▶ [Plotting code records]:
________

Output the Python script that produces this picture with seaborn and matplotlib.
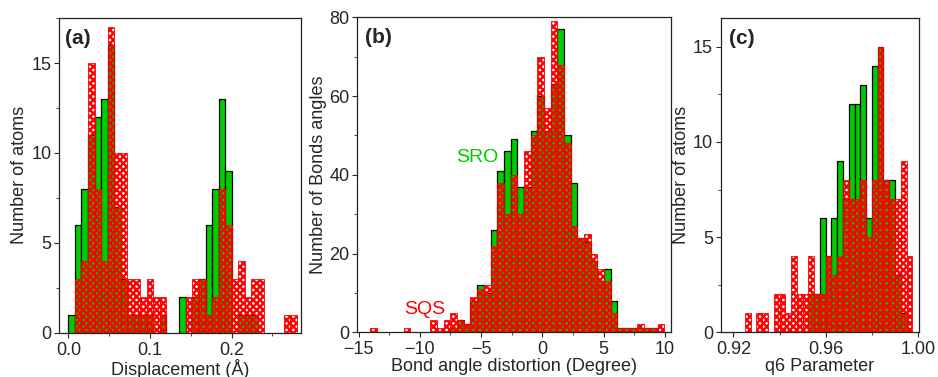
import numpy as np
import pandas as pd
import matplotlib
matplotlib.use('Agg')
import matplotlib.pyplot as plt
from matplotlib.ticker import MultipleLocator, FormatStrFormatter
import seaborn as sns

# ---- data (counts per bin) ----
# (a) displacement, bin width 0.008 starting at 0
disp_edges = np.round(np.arange(0, 36) * 0.008, 4)
disp_sro = [1, 6, 8, 11, 12, 13, 16, 7, 3, 1, 1, 1, 1, 0, 1,
            0, 0, 2, 0, 2, 3, 6, 8, 13, 9, 0, 1, 1, 1, 0,
            0, 0, 0, 0, 0]
disp_sqs = [0, 3, 4, 15, 8, 4, 17, 10, 10, 3, 3, 2, 3, 2, 2,
            0, 0, 0, 2, 3, 3, 1, 2, 8, 6, 3, 4, 2, 3, 3,
            0, 0, 0, 1, 1]

# (b) bond angle distortion, bin width 0.545
angle_edges = -14.04 + np.arange(0, 45) * 0.545
angle_sro = [0, 0, 0, 0, 0, 0, 0, 0, 0, 0, 0, 0, 1, 3, 2, 8, 12, 10, 26, 41,
             46, 49, 37, 37, 51, 60, 51, 63, 77, 50, 38, 24, 23, 18, 13, 16,
             8, 1, 1, 1, 1, 1, 1, 0]
angle_sqs = [1, 0, 0, 0, 0, 1, 0, 0, 0, 3, 1, 3, 5, 3, 2, 9, 11, 12, 22, 38,
             30, 40, 30, 46, 50, 70, 57, 79, 68, 48, 27, 24, 25, 20, 16, 13,
             5, 1, 1, 1, 2, 1, 1, 2]

# (c) q6 parameter, bin width 0.0025 starting at 0.925
q6_edges = 0.925 + np.arange(0, 30) * 0.0025
q6_sro = [0, 0, 0, 0, 0, 0, 0, 0, 0, 0, 0, 2, 2, 6, 4, 6, 9, 7, 12, 12,
          13, 6, 14, 15, 8, 8, 3, 1, 0]
q6_sqs = [1, 0, 1, 1, 0, 2, 2, 1, 4, 2, 2, 4, 2, 2, 4, 3, 4, 8, 7, 7,
          8, 5, 8, 15, 8, 7, 7, 9, 4]

GREEN = '#00cc00'
RED = '#ff0000'

sns.set_style('ticks')
plt.rcParams['font.family'] = ['Liberation Sans', 'DejaVu Sans']
plt.rcParams['font.size'] = 13
plt.rcParams['hatch.linewidth'] = 1.7
plt.rcParams['axes.linewidth'] = 0.9
plt.rcParams['axes.edgecolor'] = '#222222'


def draw_pair(ax, edges, sro, sqs):
    edges = np.asarray(edges, dtype=float)
    centers = (edges[:-1] + edges[1:]) / 2
    df = pd.DataFrame({'val': centers, 'sro': sro, 'sqs': sqs})
    n0 = len(ax.patches)
    sns.histplot(data=df, x='val', weights='sro', bins=list(edges), ax=ax,
                 color=GREEN, alpha=1, edgecolor='black', linewidth=0.9)
    for p in ax.patches[n0:]:
        if p.get_height() == 0:
            p.set_visible(False)
    n1 = len(ax.patches)
    sns.histplot(data=df, x='val', weights='sqs', bins=list(edges), ax=ax,
                 color=RED, alpha=1, linewidth=0.6)
    for p in ax.patches[n1:]:
        p.set_facecolor('none')
        p.set_edgecolor(RED)
        p.set_hatch('xxxxx')
        if p.get_height() == 0:
            p.set_visible(False)


fig = plt.figure(figsize=(9.38, 3.77), dpi=100)
ax_a = fig.add_axes([0.0629, 0.118, 0.258, 0.834])
ax_b = fig.add_axes([0.3809, 0.1186, 0.3345, 0.8355])
ax_c = fig.add_axes([0.7683, 0.1186, 0.2117, 0.833])

# (a)
draw_pair(ax_a, disp_edges, disp_sro, disp_sqs)
ax_a.set_xlim(-0.0115, 0.285)
ax_a.set_ylim(0, 17.5)
ax_a.xaxis.set_major_locator(MultipleLocator(0.1))
ax_a.xaxis.set_minor_locator(MultipleLocator(0.05))
ax_a.xaxis.set_major_formatter(FormatStrFormatter('%.1f'))
ax_a.yaxis.set_major_locator(MultipleLocator(5))
ax_a.yaxis.set_minor_locator(MultipleLocator(2.5))
ax_a.set_xlabel('Displacement (Å)')
ax_a.set_ylabel('Number of atoms')
ax_a.text(0.025, 0.965, '(a)', transform=ax_a.transAxes, va='top', ha='left',
          fontsize=15, fontweight='bold')

# (b)
draw_pair(ax_b, angle_edges, angle_sro, angle_sqs)
ax_b.set_xlim(-15.1, 10.5)
ax_b.set_ylim(0, 80)
ax_b.xaxis.set_major_locator(MultipleLocator(5))
ax_b.xaxis.set_minor_locator(MultipleLocator(2.5))
ax_b.yaxis.set_major_locator(MultipleLocator(20))
ax_b.yaxis.set_minor_locator(MultipleLocator(10))
ax_b.set_xlabel('Bond angle distortion (Degree)')
ax_b.set_ylabel('Number of Bonds angles')
ax_b.text(0.025, 0.965, '(b)', transform=ax_b.transAxes, va='top', ha='left',
          fontsize=15, fontweight='bold')
ax_b.text(-3.6, 44.5, 'SRO', color=GREEN, fontsize=14, ha='right', va='center')
ax_b.text(-7.9, 5.8, 'SQS', color=RED, fontsize=14, ha='right', va='center')

# (c)
draw_pair(ax_c, q6_edges, q6_sro, q6_sqs)
ax_c.set_xlim(0.9145, 1.0005)
ax_c.set_ylim(0, 16.5)
ax_c.xaxis.set_major_locator(MultipleLocator(0.04))
ax_c.xaxis.set_minor_locator(MultipleLocator(0.02))
ax_c.xaxis.set_major_formatter(FormatStrFormatter('%.2f'))
ax_c.yaxis.set_major_locator(MultipleLocator(5))
ax_c.yaxis.set_minor_locator(MultipleLocator(2.5))
ax_c.set_xlabel('q6 Parameter')
ax_c.set_ylabel('Number of atoms')
ax_c.text(0.04, 0.965, '(c)', transform=ax_c.transAxes, va='top', ha='left',
          fontsize=15, fontweight='bold')

for ax in (ax_a, ax_b, ax_c):
    for s in ax.spines.values():
        s.set_visible(True)
    ax.tick_params(which='major', length=3.5, width=0.8, direction='out',
                   labelsize=13)
    ax.tick_params(axis='x', which='major', pad=3)
    ax.tick_params(axis='y', which='major', pad=2)
    ax.tick_params(which='minor', length=2, width=0.6, direction='out')
    ax.xaxis.labelpad = 0
    ax.yaxis.labelpad = 2

fig.savefig('out.png', dpi=100)
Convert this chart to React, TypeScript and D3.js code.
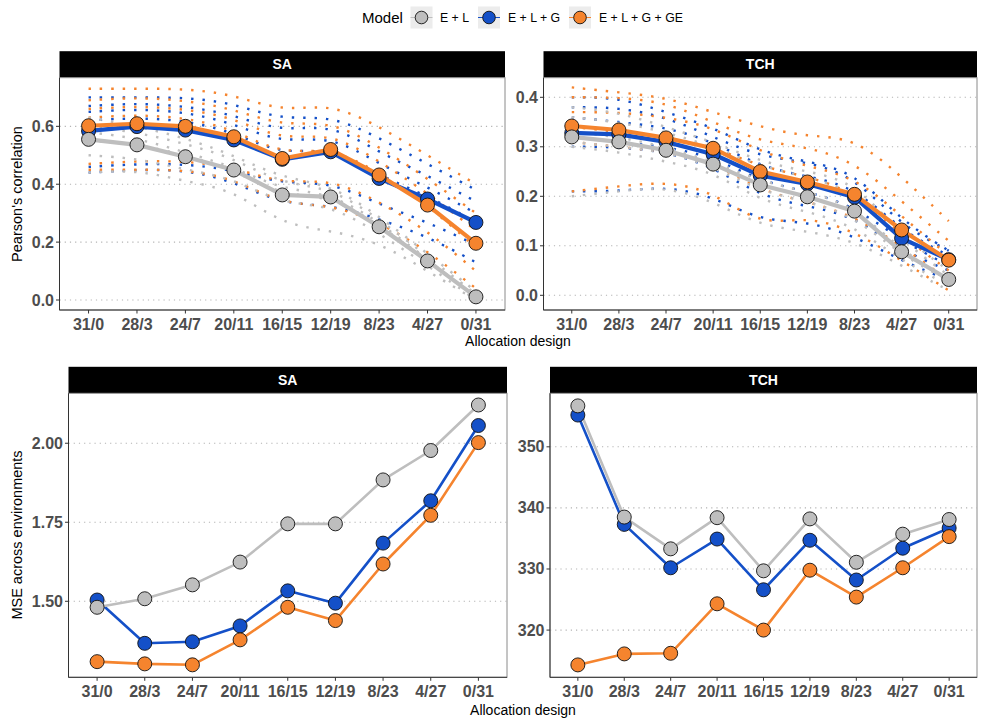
import React from "react";
import * as d3 from "d3";

const CATS = ["31/0", "28/3", "24/7", "20/11", "16/15", "12/19", "8/23", "4/27", "0/31"];
const MODELS = ["E + L", "E + L + G", "E + L + G + GE"];
const COLORS = ["#bebebe", "#1450c8", "#f5842e"];

// Pearson's correlation (mean across environments)
const SA_COR_EL = [0.555, 0.536, 0.495, 0.449, 0.363, 0.356, 0.253, 0.135, 0.011];
const SA_COR_ELG = [0.584, 0.599, 0.587, 0.553, 0.486, 0.512, 0.42, 0.349, 0.268];
const SA_COR_ELGGE = [0.602, 0.609, 0.6, 0.564, 0.489, 0.52, 0.432, 0.328, 0.196];
const TCH_COR_EL = [0.32, 0.31, 0.293, 0.265, 0.223, 0.199, 0.17, 0.088, 0.032];
const TCH_COR_ELG = [0.328, 0.325, 0.31, 0.285, 0.242, 0.225, 0.198, 0.115, 0.072];
const TCH_COR_ELGGE = [0.342, 0.334, 0.318, 0.297, 0.25, 0.229, 0.204, 0.132, 0.071];

// Per-environment correlations (dotted lines)
const SA_ENV_EL = [
  [0.63, 0.6, 0.56, 0.5, 0.42, 0.4, 0.29, 0.16, 0.03],
  [0.6, 0.58, 0.54, 0.49, 0.4, 0.39, 0.28, 0.15, 0.02],
  [0.58, 0.56, 0.51, 0.46, 0.38, 0.37, 0.27, 0.14, 0.01],
  [0.55, 0.54, 0.5, 0.45, 0.36, 0.36, 0.26, 0.14, 0.01],
  [0.5, 0.49, 0.45, 0.42, 0.33, 0.33, 0.23, 0.12, 0.0],
  [0.44, 0.45, 0.41, 0.38, 0.26, 0.24, 0.2, 0.1, 0.0],
];
const SA_ENV_ELG = [
  [0.7, 0.7, 0.7, 0.68, 0.62, 0.64, 0.56, 0.47, 0.38],
  [0.67, 0.68, 0.67, 0.64, 0.58, 0.61, 0.51, 0.43, 0.34],
  [0.65, 0.66, 0.65, 0.61, 0.54, 0.57, 0.47, 0.39, 0.3],
  [0.62, 0.63, 0.62, 0.58, 0.5, 0.53, 0.43, 0.36, 0.27],
  [0.46, 0.47, 0.47, 0.45, 0.4, 0.41, 0.33, 0.27, 0.19],
  [0.44, 0.45, 0.45, 0.41, 0.33, 0.33, 0.28, 0.22, 0.13],
];
const SA_ENV_ELGGE = [
  [0.73, 0.73, 0.73, 0.71, 0.65, 0.68, 0.6, 0.5, 0.4],
  [0.69, 0.7, 0.69, 0.66, 0.6, 0.62, 0.53, 0.42, 0.3],
  [0.66, 0.67, 0.66, 0.63, 0.55, 0.58, 0.48, 0.37, 0.24],
  [0.63, 0.64, 0.63, 0.59, 0.5, 0.53, 0.44, 0.33, 0.18],
  [0.47, 0.48, 0.48, 0.46, 0.4, 0.42, 0.34, 0.24, 0.1],
  [0.45, 0.45, 0.45, 0.42, 0.33, 0.33, 0.27, 0.17, 0.04],
];
const TCH_ENV_EL = [
  [0.38, 0.37, 0.34, 0.31, 0.27, 0.25, 0.23, 0.12, 0.05],
  [0.36, 0.35, 0.33, 0.3, 0.26, 0.24, 0.21, 0.11, 0.04],
  [0.33, 0.32, 0.3, 0.27, 0.23, 0.21, 0.18, 0.09, 0.03],
  [0.31, 0.3, 0.29, 0.26, 0.21, 0.19, 0.16, 0.08, 0.03],
  [0.3, 0.29, 0.27, 0.25, 0.19, 0.17, 0.14, 0.07, 0.02],
  [0.2, 0.21, 0.22, 0.19, 0.14, 0.13, 0.11, 0.06, 0.01],
];
const TCH_ENV_ELG = [
  [0.4, 0.4, 0.37, 0.34, 0.29, 0.27, 0.25, 0.15, 0.09],
  [0.38, 0.38, 0.36, 0.32, 0.28, 0.27, 0.24, 0.14, 0.09],
  [0.36, 0.35, 0.34, 0.31, 0.26, 0.24, 0.22, 0.13, 0.08],
  [0.32, 0.31, 0.3, 0.28, 0.23, 0.21, 0.18, 0.11, 0.06],
  [0.3, 0.3, 0.29, 0.26, 0.2, 0.18, 0.16, 0.09, 0.05],
  [0.21, 0.21, 0.22, 0.2, 0.15, 0.15, 0.12, 0.07, 0.03],
];
const TCH_ENV_ELGGE = [
  [0.42, 0.41, 0.4, 0.37, 0.34, 0.32, 0.32, 0.24, 0.15],
  [0.4, 0.4, 0.39, 0.35, 0.31, 0.3, 0.27, 0.19, 0.11],
  [0.37, 0.37, 0.36, 0.34, 0.29, 0.26, 0.24, 0.16, 0.08],
  [0.34, 0.33, 0.32, 0.3, 0.26, 0.24, 0.21, 0.12, 0.05],
  [0.31, 0.3, 0.29, 0.27, 0.21, 0.19, 0.16, 0.1, 0.03],
  [0.21, 0.22, 0.23, 0.21, 0.14, 0.16, 0.13, 0.07, 0.01],
];

// MSE across environments
const SA_MSE_EL = [1.481, 1.508, 1.552, 1.624, 1.745, 1.745, 1.884, 1.977, 2.121];
const SA_MSE_ELG = [1.504, 1.367, 1.372, 1.422, 1.533, 1.494, 1.684, 1.818, 2.056];
const SA_MSE_ELGGE = [1.309, 1.302, 1.299, 1.378, 1.481, 1.439, 1.618, 1.772, 2.002];
const TCH_MSE_EL = [356.7, 338.5, 333.3, 338.4, 329.7, 338.2, 331.1, 335.7, 338.1];
const TCH_MSE_ELG = [355.2, 337.3, 330.2, 334.9, 326.6, 334.7, 328.2, 333.4, 336.7];
const TCH_MSE_ELGGE = [314.3, 316.1, 316.2, 324.3, 320.0, 329.8, 325.4, 330.2, 335.3];

const TICKS_SA_COR = [0, 0.2, 0.4, 0.6];
const TICKS_TCH_COR = [0, 0.1, 0.2, 0.3, 0.4];
const TICKS_SA_MSE = [1.5, 1.75, 2.0];
const TICKS_TCH_MSE = [320, 330, 340, 350];

type Panel = {
  title: string;
  x0: number; x1: number; yTop: number; yBot: number;
  domain: [number, number];
  ticks: number[]; fmt: string;
  means: number[][];
  envs?: number[][][];
  lw: number;
};

const STRIP_H = 26.5;

const panels: Panel[] = [
  { title: "SA", x0: 59.5, x1: 505, yTop: 77.7, yBot: 310, domain: [-0.0345, 0.768], ticks: TICKS_SA_COR, fmt: ".1f",
    means: [SA_COR_EL, SA_COR_ELG, SA_COR_ELGGE], envs: [SA_ENV_EL, SA_ENV_ELG, SA_ENV_ELGGE], lw: 4.2 },
  { title: "TCH", x0: 543.5, x1: 977, yTop: 77.7, yBot: 310, domain: [-0.0297, 0.4396], ticks: TICKS_TCH_COR, fmt: ".1f",
    means: [TCH_COR_EL, TCH_COR_ELG, TCH_COR_ELGGE], envs: [TCH_ENV_EL, TCH_ENV_ELG, TCH_ENV_ELGGE], lw: 4.2 },
  { title: "SA", x0: 68.5, x1: 507, yTop: 393.3, yBot: 677.3, domain: [1.2595, 2.158], ticks: TICKS_SA_MSE, fmt: ".2f",
    means: [SA_MSE_EL, SA_MSE_ELG, SA_MSE_ELGGE], lw: 2.6 },
  { title: "TCH", x0: 550, x1: 977, yTop: 393.3, yBot: 677.3, domain: [312.27, 358.76], ticks: TICKS_TCH_MSE, fmt: "d",
    means: [TCH_MSE_EL, TCH_MSE_ELG, TCH_MSE_ELGGE], lw: 2.6 },
];

const DRAW_ORDER = [1, 2, 0];
const FONT = "Liberation Sans, Arial, Helvetica, sans-serif";

function PanelView({ p }: { p: Panel }) {
  const x = d3.scalePoint<string>().domain(CATS).range([p.x0, p.x1]).padding(0.6);
  const y = d3.scaleLinear().domain(p.domain).range([p.yBot, p.yTop]);
  const fmt = d3.format(p.fmt);
  const line = d3.line<number>().x((_, i) => x(CATS[i]) as number).y((v) => y(v));
  const smooth = d3.line<number>().x((_, i) => x(CATS[i]) as number).y((v) => y(v)).curve(d3.curveBasis);
  return (
    <g>
      <rect x={p.x0} y={p.yTop - STRIP_H} width={p.x1 - p.x0} height={STRIP_H} fill="#000" />
      <text x={(p.x0 + p.x1) / 2} y={p.yTop - STRIP_H / 2 + 5} textAnchor="middle" fill="#fff"
        fontFamily={FONT} fontWeight="bold" fontSize={14}>{p.title}</text>
      <rect x={p.x0} y={p.yTop} width={p.x1 - p.x0} height={p.yBot - p.yTop} fill="#fff" stroke="#8a8a8a" strokeWidth={1} />
      {p.ticks.map((t) => (
        <line key={"g" + t} x1={p.x0} x2={p.x1} y1={y(t)} y2={y(t)} stroke="#b3b3b3" strokeWidth={1.1} strokeDasharray="1.2 4" />
      ))}
      {p.envs && DRAW_ORDER.map((m) =>
        p.envs![m].map((env, k) => (
          <path key={"e" + m + "-" + k} d={smooth(env) as string} fill="none" stroke={COLORS[m]} strokeWidth={2.4}
            strokeDasharray="2.4 9" />
        ))
      )}
      {DRAW_ORDER.map((m) => (
        <path key={"l" + m} d={line(p.means[m]) as string} fill="none" stroke={COLORS[m]} strokeWidth={p.lw} strokeLinejoin="round" />
      ))}
      {DRAW_ORDER.map((m) =>
        p.means[m].map((v, i) => (
          <circle key={"c" + m + "-" + i} cx={x(CATS[i]) as number} cy={y(v)} r={7} fill={COLORS[m]} stroke="#111" strokeWidth={0.9} />
        ))
      )}
      <line x1={p.x0} x2={p.x0} y1={p.yTop} y2={p.yBot} stroke="#333" strokeWidth={1} />
      <line x1={p.x0} x2={p.x1} y1={p.yBot} y2={p.yBot} stroke="#333" strokeWidth={1} />
      {p.ticks.map((t) => (
        <g key={"yt" + t}>
          <line x1={p.x0 - 3.5} x2={p.x0} y1={y(t)} y2={y(t)} stroke="#333" />
          <text x={p.x0 - 5.5} y={y(t) + 5.5} textAnchor="end" fill="#4d4d4d" fontFamily={FONT} fontWeight="bold" fontSize={16}>{fmt(t)}</text>
        </g>
      ))}
      {CATS.map((c) => (
        <g key={"xt" + c}>
          <line x1={x(c) as number} x2={x(c) as number} y1={p.yBot} y2={p.yBot + 3.5} stroke="#333" />
          <text x={x(c) as number} y={p.yBot + 20} textAnchor="middle" fill="#4d4d4d" fontFamily={FONT} fontWeight="bold" fontSize={16}>{c}</text>
        </g>
      ))}
    </g>
  );
}

export default function App() {
  const legendKeys = [421.5, 489, 580];
  const legendText = [440, 508, 599];
  return (
    <svg width={981} height={720} style={{ position: "absolute", left: 0, top: 0, background: "#fff" }}>
      <rect width={981} height={720} fill="#fff" />
      {/* legend */}
      <text x={362} y={22.5} fontFamily={FONT} fontSize={15} fill="#000">Model</text>
      {MODELS.map((m, i) => (
        <g key={m}>
          <rect x={legendKeys[i] - 11} y={6.5} width={22} height={22} fill="#ececec" />
          <line x1={legendKeys[i] - 11} x2={legendKeys[i] + 11} y1={17.5} y2={17.5} stroke={COLORS[i]} strokeWidth={1} />
          <circle cx={legendKeys[i]} cy={17.5} r={6.3} fill={COLORS[i]} stroke="#111" strokeWidth={0.9} />
          <text x={legendText[i]} y={22} fontFamily={FONT} fontSize={12.3} fill="#000">{m}</text>
        </g>
      ))}
      {panels.map((p, i) => <PanelView key={i} p={p} />)}
      {/* axis titles */}
      <text x={518} y={346} textAnchor="middle" fontFamily={FONT} fontSize={14} fill="#000">Allocation design</text>
      <text x={523} y={715} textAnchor="middle" fontFamily={FONT} fontSize={14} fill="#000">Allocation design</text>
      <text transform="translate(22,194) rotate(-90)" textAnchor="middle" fontFamily={FONT} fontSize={14.5} fill="#000">Pearson's correlation</text>
      <text transform="translate(22,535) rotate(-90)" textAnchor="middle" fontFamily={FONT} fontSize={14.5} fill="#000">MSE across environments</text>
    </svg>
  );
}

________

▶ [Your task]: Exactly as written, repeat the lines from the beginning of the entries up to and including the line with "0, 0, 0, 1, 1]", but not the pictures.

▶ [Result of this task]:
Output the Python script that produces this picture with seaborn and matplotlib.
import numpy as np
import pandas as pd
import matplotlib
matplotlib.use('Agg')
import matplotlib.pyplot as plt
from matplotlib.ticker import MultipleLocator, FormatStrFormatter
import seaborn as sns

# ---- data (counts per bin) ----
# (a) displacement, bin width 0.008 starting at 0
disp_edges = np.round(np.arange(0, 36) * 0.008, 4)
disp_sro = [1, 6, 8, 11, 12, 13, 16, 7, 3, 1, 1, 1, 1, 0, 1,
            0, 0, 2, 0, 2, 3, 6, 8, 13, 9, 0, 1, 1, 1, 0,
            0, 0, 0, 0, 0]
disp_sqs = [0, 3, 4, 15, 8, 4, 17, 10, 10, 3, 3, 2, 3, 2, 2,
            0, 0, 0, 2, 3, 3, 1, 2, 8, 6, 3, 4, 2, 3, 3,
            0, 0, 0, 1, 1]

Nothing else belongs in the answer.